8Le style particulier, aux échos moyenâgeux et rabelaisiens3, dans les shaggås et parfois dans les entrevoûtes des Balbutiars, permet également de joindre sous un même registre satirique la plupart des textes du livre. Le comique et le carnavalesque s’associent pour orienter les récits vers un ton sous-jacent mélancolique, ainsi que l’explique le pastiche de commentaire métafictionnel du narrateur : « L’amertume nihiliste et un ton goguenard caractérisent la Shaggå des sept reines sirènes. On sent la volonté de ses auteurs de décrire le chaos historique et ses soubresauts comme une sorte de carnaval où plus grand-chose n’a de l’importance […], sous la faconde ironique se cache à grand-peine un cri, douloureux, désabusé et sans avenir » (p. 55). Telle serait le premier sens de cette farce animalière, perceptible directement, pour son côté lugubre, dans les « Shaggås du ciel péniblement infini ». Mais au-delà de ces explications premières, une autre hypothèse herméneutique est possible, qui encourage à déchiffrer le livre comme une réflexion sur les émotions.

Une herméneutique des émotions pour Nos Animaux préférés

9Observons que les shaggås « royales » sont écrites sur un ton neutre, volontairement et consciemment désentimentalisé : les atrocités sont racontées avec impassibilité, dans le sillage des écritures blanches4, quoique dans la veine historiciste (on présente les faits comme des événements historiques réels). Les personnages sont poussés par la rage qui monopolise leur géographie affective ; la violence surgie de cette rage guide leurs actions et envahit la narration. Le lecteur, à son tour, peut passer du dégoût à l’horreur selon sa sensibilité et à mesure que le texte bascule vers le monstrueux. C’est sans doute l’effet souhaité par l’auteur.

10Mais c’est le cadre formé par les entrevoûtes de Balbutiar et Wong qui semble particulièrement intéressant. Face aux shaggås royales, les émotions de ces deux personnages semblent suivre une gradation révélatrice.

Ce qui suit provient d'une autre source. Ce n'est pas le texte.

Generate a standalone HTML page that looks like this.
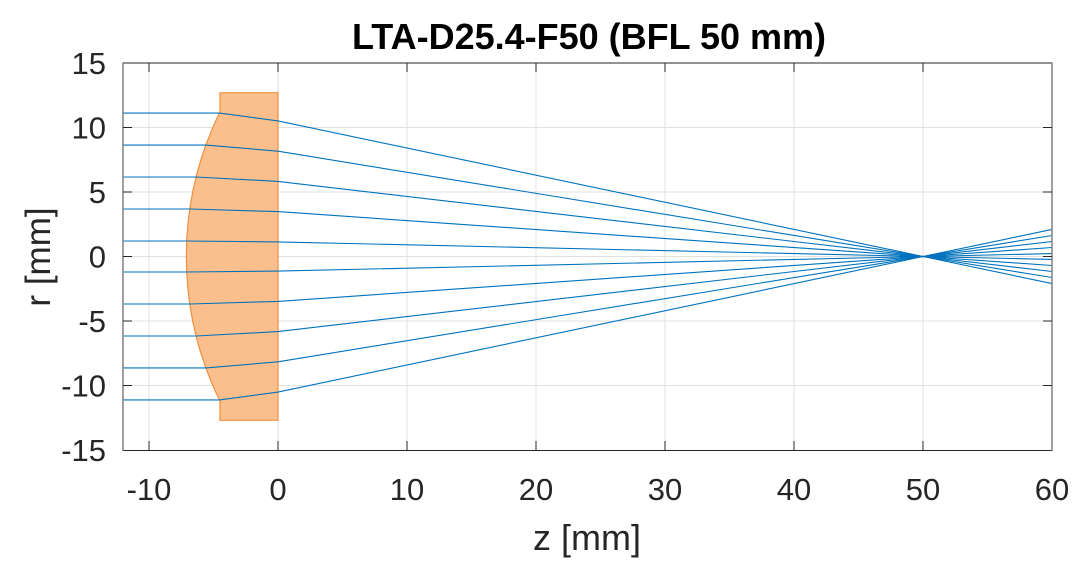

11En ce qui concerne Balbutiar, les variations de sa conduite sont remarquables dans les trois récits dont il est le protagoniste. Le premier présente un personnage dominé lui aussi par la colère, et ce, depuis l’incipit (qui sera repris par la concubine du troisième récit, lors d’un enchevêtrement onirique vertigineux) : « Le roi Balbutiar se réveilla dans une situation quasiment désespérée et cela le mit de très, très mauvaise humeur » (p. 19). Puis Balbutiar éprouvera de la peur, même de la terreur, à la pensée de mourir – rappelons qu’il est ligoté à un rocher face à la mer – et d’être émasculé puis occis par son rejeton très œdipien et très saturnalien5. La boucle affective se ferme à la fin du récit, lorsque le roi donne la mort à son fils avec colère, et le dévore. Précisons pourtant qu’une nouvelle émotion succède à la rage : la jubilation.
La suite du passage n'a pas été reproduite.